The Snake Charmer: It is almost a guarantee that at some point during your travels in India that you see a snake charmer. The snake charmers are usually dressed traditionally in a turban and simple clothes and they play a flute entrancing a dangerous cobra to dance for them. This seems like an amazing opportunity for amateur photographers and tourists in general to snap a few pictures of a piece of Indian culture and then of course give a few rupees to the charmer for the performance. In reality the cobra has been de-poisoned by removing their poison glands or ripping out their fangs. The charmers are not actually “charming” the snake, but are simply provoking the snake to make it stand up and then making eye contact with the snake and moving their body so the snake copies them. After a year or so the snake stops doing this and the charmers release them and without their poison glands or fangs they die a slow and painful death. India has made it illegal to practice snake charming, but many of the charmers ignore the fact and depend on tourist dollars to photograph them or to be photographed with the snakes. If tourists stopped financially supporting them eventually the practice would stop.
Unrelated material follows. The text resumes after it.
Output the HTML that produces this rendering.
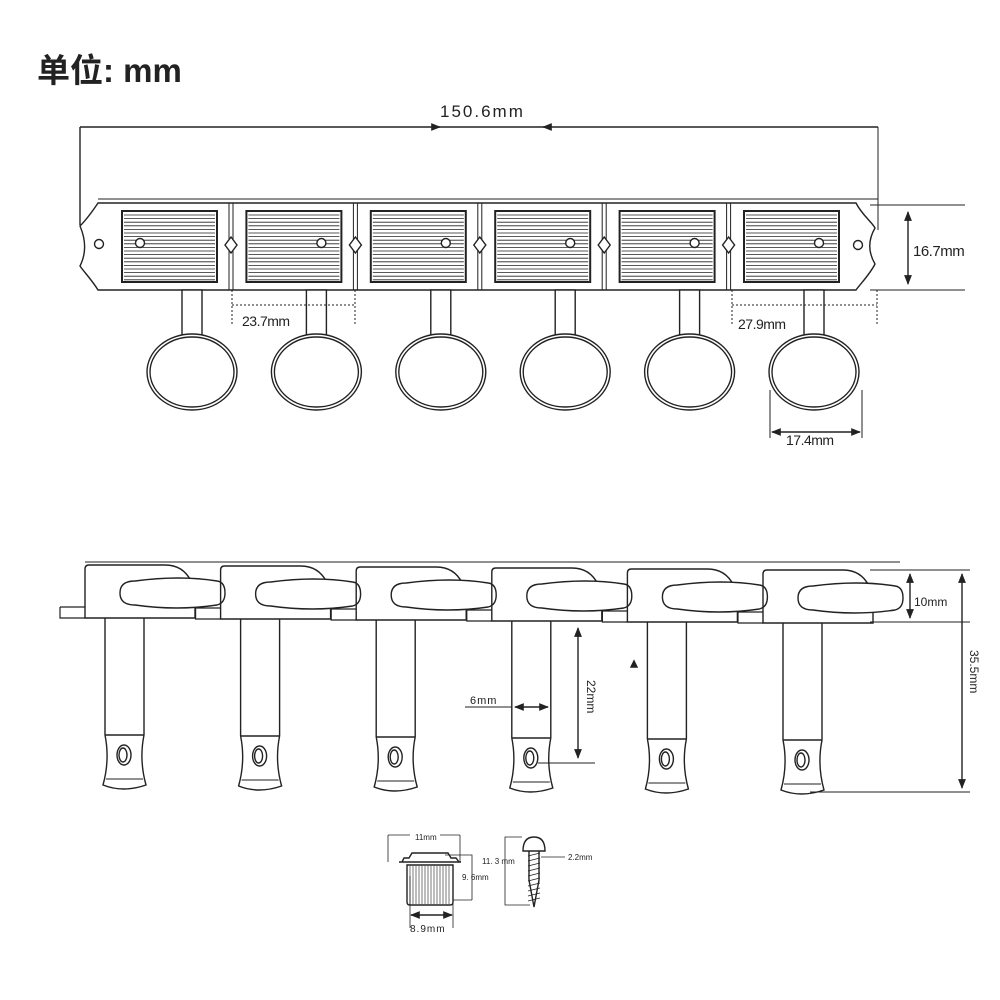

The Performing Monkey: You may not see this in one of the big cities like New Delhi or Mumbai, but if you go out to smaller towns you will most likely see men with Rhesus Macaque monkeys on leashes and chains. These monkeys are caught from the wild and forced to perform for the tourists. You often will see the owner with a large stick and he will force the monkey to jump on top the stick and perform. However what most tourists don’t see is if the monkey doesn’t jump on the stick he is beaten with it often so badly that the monkeys become crippled and can no longer perform and then are abandoned in their wounded state and die slow painful deaths. Just like the snake charmers the monkeys are used for the tourists to get money so if tourists stop paying these men they will stop capturing the monkeys- simple as that.
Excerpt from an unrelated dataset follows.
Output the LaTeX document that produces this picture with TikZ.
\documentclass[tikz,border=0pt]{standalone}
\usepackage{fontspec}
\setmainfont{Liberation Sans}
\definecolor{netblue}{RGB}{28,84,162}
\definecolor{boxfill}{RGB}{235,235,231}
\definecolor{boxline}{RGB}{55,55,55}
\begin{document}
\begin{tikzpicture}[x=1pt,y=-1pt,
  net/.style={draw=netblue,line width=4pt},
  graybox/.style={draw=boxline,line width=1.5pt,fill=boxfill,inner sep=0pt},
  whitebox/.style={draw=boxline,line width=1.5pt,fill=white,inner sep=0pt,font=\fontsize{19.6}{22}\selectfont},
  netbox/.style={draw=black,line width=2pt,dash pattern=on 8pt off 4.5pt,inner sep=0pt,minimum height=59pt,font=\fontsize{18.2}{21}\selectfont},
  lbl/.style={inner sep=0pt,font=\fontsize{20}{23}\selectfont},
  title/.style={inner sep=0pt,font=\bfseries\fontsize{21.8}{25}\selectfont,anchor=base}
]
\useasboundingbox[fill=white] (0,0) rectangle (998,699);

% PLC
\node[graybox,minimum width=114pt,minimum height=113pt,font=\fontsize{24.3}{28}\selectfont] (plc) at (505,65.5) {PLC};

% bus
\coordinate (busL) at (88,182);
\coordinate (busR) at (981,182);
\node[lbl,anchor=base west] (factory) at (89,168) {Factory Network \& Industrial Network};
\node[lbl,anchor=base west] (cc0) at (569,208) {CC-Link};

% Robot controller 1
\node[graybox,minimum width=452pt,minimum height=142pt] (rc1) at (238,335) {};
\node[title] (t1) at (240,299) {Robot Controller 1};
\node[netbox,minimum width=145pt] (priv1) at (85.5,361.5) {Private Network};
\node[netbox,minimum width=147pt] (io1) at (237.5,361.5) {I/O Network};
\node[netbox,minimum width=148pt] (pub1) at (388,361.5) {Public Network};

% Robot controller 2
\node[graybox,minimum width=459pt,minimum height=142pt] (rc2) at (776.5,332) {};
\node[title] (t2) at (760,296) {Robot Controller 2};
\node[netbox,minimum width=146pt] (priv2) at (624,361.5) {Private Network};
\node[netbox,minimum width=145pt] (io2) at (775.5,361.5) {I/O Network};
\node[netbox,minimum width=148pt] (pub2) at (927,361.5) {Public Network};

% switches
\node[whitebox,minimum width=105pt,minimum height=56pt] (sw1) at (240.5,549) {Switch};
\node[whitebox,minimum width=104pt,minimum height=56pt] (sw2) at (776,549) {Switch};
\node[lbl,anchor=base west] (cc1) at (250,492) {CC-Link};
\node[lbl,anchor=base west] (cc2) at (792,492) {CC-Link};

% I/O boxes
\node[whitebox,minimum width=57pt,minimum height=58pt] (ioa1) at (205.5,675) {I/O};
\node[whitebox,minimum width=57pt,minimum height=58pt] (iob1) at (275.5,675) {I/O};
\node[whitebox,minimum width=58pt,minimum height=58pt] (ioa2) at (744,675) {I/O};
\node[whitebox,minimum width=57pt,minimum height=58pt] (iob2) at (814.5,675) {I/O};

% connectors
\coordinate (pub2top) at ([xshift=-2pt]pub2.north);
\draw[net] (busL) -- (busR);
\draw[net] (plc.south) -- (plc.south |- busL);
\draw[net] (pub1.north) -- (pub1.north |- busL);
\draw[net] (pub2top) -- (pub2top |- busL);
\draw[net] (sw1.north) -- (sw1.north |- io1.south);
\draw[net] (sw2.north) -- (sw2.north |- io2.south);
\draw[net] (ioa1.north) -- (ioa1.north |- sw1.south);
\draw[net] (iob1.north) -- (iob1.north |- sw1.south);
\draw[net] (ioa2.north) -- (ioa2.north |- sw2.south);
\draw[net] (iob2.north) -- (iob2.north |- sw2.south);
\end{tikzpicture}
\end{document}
Peacock Feather Products: When visiting any major city you will see many items with peacock feathers like jewelry and fans. The peacock is India’s national bird and the feathers are so beautiful that tourists love to buy them, especially the fans on a hot day. However, these feathers are usually not gathered humanely as they shed them. Many of these street vendors collect the feathers by leaving out poison in the woods killing the peacock and then plucking the feathers guaranteeing a constant supply of them. Again this is a simple case of supply and demand so I encourage you to buy peacock feather products from legitimate stores and never from the street vendors where the means of attaining the feathers are deplorable.
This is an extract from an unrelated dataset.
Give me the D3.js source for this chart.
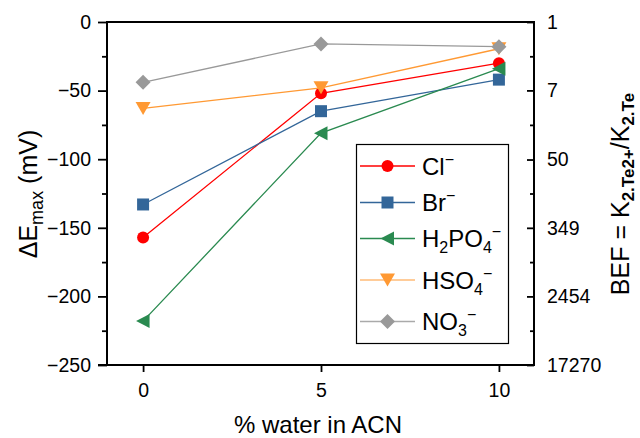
<!DOCTYPE html>
<html><head><meta charset="utf-8">
<script src="https://cdn.jsdelivr.net/npm/d3@7/dist/d3.min.js"></script>
<style>
html,body{margin:0;padding:0;background:#fff;}
svg{display:block;font-family:"Liberation Sans",Arial,sans-serif;}
</style></head>
<body>
<svg id="chart" width="640" height="438"></svg>
<script>
// ---- data ----
const waterPct = [0, 5, 10];
const xTicks = [0, 5, 10];
const yTicks = [0, -50, -100, -150, -200, -250];
const yMinorTicks = [-25, -75, -125, -175, -225];
const befTicks = [1, 7, 50, 349, 2454, 17270];
const seriesNames = ["Cl", "Br", "H2PO4", "HSO4", "NO3"];
const clVals = [-157, -52, -30];
const brVals = [-133, -65, -42];
const h2po4Vals = [-218, -81, -34];
const hso4Vals = [-63, -48, -19.5];
const no3Vals = [-44, -16, -18];

const seriesColors = ["#ff0000", "#336699", "#2a8a50", "#ff9933", "#999999"];
const legendLineColors = ["#ff0000", "#336699", "#2a8a50", "#ffbb77", "#aaaaaa"];
const markerPaths = {
  circle: "M6,0A6,6 0 1,1 -6,0A6,6 0 1,1 6,0Z",
  square: "M-6,-6H6V6H-6Z",
  triLeft: "M-7,0L6.5,-7L6.5,7Z",
  triDown: "M-7.5,-6.5L7.5,-6.5L0,6.5Z",
  diamond: "M0,-7.5L7.5,0L0,7.5L-7.5,0Z"
};
const seriesMarkers = ["circle", "square", "triLeft", "triDown", "diamond"];
const seriesVals = [clVals, brVals, h2po4Vals, hso4Vals, no3Vals];

// ---- layout ----
const L = 107, R = 534, T = 22, B = 365;
const svg = d3.select("#chart");
const x = d3.scaleLinear().domain([-1, 11]).range([L + 0.5, R + 0.5]);
const y = d3.scaleLinear().domain([0, -250]).range([T, B]);
const yR = d3.scaleLog().domain([1, 17270]).range([T, B]);

const tickFont = 19.5;

// frame top line
svg.append("line").attr("x1", L).attr("x2", R).attr("y1", T).attr("y2", T)
  .attr("stroke", "#000").attr("stroke-width", 2);

// left axis
const gL = svg.append("g").attr("transform", `translate(${L},0)`);
gL.call(d3.axisLeft(y).tickValues(yTicks).tickSize(9).tickPadding(7).tickFormat(d3.format("d")));
gL.append("g").call(d3.axisLeft(y).tickValues(yMinorTicks).tickSize(5).tickFormat(""));
gL.selectAll(".domain").remove();
gL.append("line").attr("y1", T - 1).attr("y2", B + 1).attr("stroke", "#000").attr("stroke-width", 2);

// right axis (BEF, log scale) ticks inward
const gR = svg.append("g").attr("transform", `translate(${R},0)`);
gR.call(d3.axisLeft(yR).tickValues(befTicks).tickSize(7).tickFormat(""));
gR.append("g").call(d3.axisLeft(y).tickValues(yMinorTicks).tickSize(4).tickFormat(""));
gR.selectAll(".domain").remove();
gR.append("line").attr("y1", T - 1).attr("y2", B + 1).attr("stroke", "#000").attr("stroke-width", 2);
gR.selectAll(".befLabel").data(befTicks).enter().append("text")
  .attr("class", "befLabel")
  .attr("x", 13).attr("y", d => yR(d)).attr("dy", "0.35em")
  .attr("text-anchor", "start")
  .attr("font-size", tickFont).attr("fill", "#000").text(d => d);

// bottom axis
const gB = svg.append("g").attr("transform", `translate(0,${B})`);
gB.call(d3.axisBottom(x).tickValues(xTicks).tickSize(7).tickPadding(11).tickFormat(d3.format("d")));
gB.selectAll(".domain").remove();
gB.append("line").attr("x1", L - 9).attr("x2", R).attr("stroke", "#000").attr("stroke-width", 2);

[gL, gR, gB].forEach(g => {
  g.selectAll(".tick line").attr("stroke", "#000").attr("stroke-width", 1.8);
  g.selectAll("text").attr("font-size", tickFont).attr("font-family", "Liberation Sans, Arial, sans-serif").attr("fill", "#000");
});

// series
const line = d3.line().x((d, i) => x(waterPct[i])).y(d => y(d));
seriesVals.forEach((vals, s) => {
  const g = svg.append("g");
  g.append("path").attr("d", line(vals)).attr("fill", "none")
    .attr("stroke", seriesColors[s]).attr("stroke-width", 1.3);
  g.selectAll("path.m").data(vals).enter().append("path").attr("class", "m")
    .attr("transform", (d, i) => `translate(${x(waterPct[i])},${y(d)})`)
    .attr("d", markerPaths[seriesMarkers[s]]).attr("fill", seriesColors[s]);
});

// legend
const lg = svg.append("g");
lg.append("rect").attr("x", 356.5).attr("y", 144.5).attr("width", 152).attr("height", 199)
  .attr("fill", "#fff").attr("stroke", "#000").attr("stroke-width", 1.2);
const legendY = [166, 202.5, 238.5, 280, 321.5];
const legendLabels = [
  [["Cl", 0], ["−", -1]],
  [["Br", 0], ["−", -1]],
  [["H", 0], ["2", 1], ["PO", 0], ["4", 1], ["−", -1]],
  [["HSO", 0], ["4", 1], ["−", -1]],
  [["NO", 0], ["3", 1], ["−", -1]]
];
seriesNames.forEach((name, s) => {
  const yy = legendY[s];
  lg.append("line").attr("x1", 360).attr("x2", 415).attr("y1", yy).attr("y2", yy)
    .attr("stroke", legendLineColors[s]).attr("stroke-width", 1.3);
  lg.append("path").attr("transform", `translate(387.5,${yy})`)
    .attr("d", markerPaths[seriesMarkers[s]]).attr("fill", seriesColors[s]);
  const t = lg.append("text").attr("x", 422).attr("y", yy + 8.5).attr("font-size", 24).attr("fill", "#000");
  let cur = 0;
  legendLabels[s].forEach(([txt, kind]) => {
    let target = kind === 1 ? 6 : kind === -1 ? -10 : 0;
    const ts = t.append("tspan").attr("dy", target - cur).text(txt);
    if (kind !== 0) ts.attr("font-size", 16);
    cur = target;
  });
});

// axis titles
svg.append("text").attr("x", 318).attr("y", 433).attr("text-anchor", "middle")
  .attr("font-size", 24).attr("fill", "#000").text("% water in ACN");

const lt = svg.append("text").attr("transform", "translate(37,194) rotate(-90)")
  .attr("text-anchor", "middle").attr("font-size", 25).attr("fill", "#000");
lt.append("tspan").text("ΔE");
lt.append("tspan").attr("font-size", 18).attr("dy", 6).text("max");
lt.append("tspan").attr("dy", -6).text(" (mV)");

const rt = svg.append("text").attr("transform", "translate(629,194) rotate(-90)")
  .attr("text-anchor", "middle").attr("font-size", 25).attr("fill", "#000");
rt.append("tspan").text("BEF = K");
rt.append("tspan").attr("font-size", 17).attr("font-weight", "bold").attr("dy", 5).text("2.Te2+");
rt.append("tspan").attr("dy", -5).text("/K");
rt.append("tspan").attr("font-size", 17).attr("font-weight", "bold").attr("dy", 5).text("2.Te");
</script>
</body></html>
Begging Street Children: This is probably the hardest problem to deal with in India. No matter where you go you will see beggars of all ages and they will deliberately try and pull on your heartstrings by using small babies and children to beg for money. However you should never give money to the children on the streets. Many of them are working for large organized crime bosses and do not get to keep a single rupee. It is very hard to say no to them, and they aren’t lying to you- they are starving and in need, but giving them money on the street is not the way to help them. If you would like to give something I suggest wrapped packaged food like candies or crackers because they really do need food and they can eat it right there and do not have to worry about bringing it back to the mob bosses. I would also suggest items like coloring books or pens, but I suggest you be very careful with any “high-worth” item like pens or candies, because you may get mobbed by children. I experienced first hand giving out candies and getting attacked by so many children that I had scratches up and down my arms and had to drop the candies, which they then descended upon kicking and screaming. If you would like to give something while you are physically there I suggest finding a Mother Theresa Orphanage that are all over the country and are very high quality and uncorrupted and donating there to avoid the mob rush scene that happens on the street. I also suggest if you really want to help the best way to do so is with larger charity organizations like UNICEF who can make sure the money goes to the right, uncorrupted places and can really make a difference in millions of children’s lives.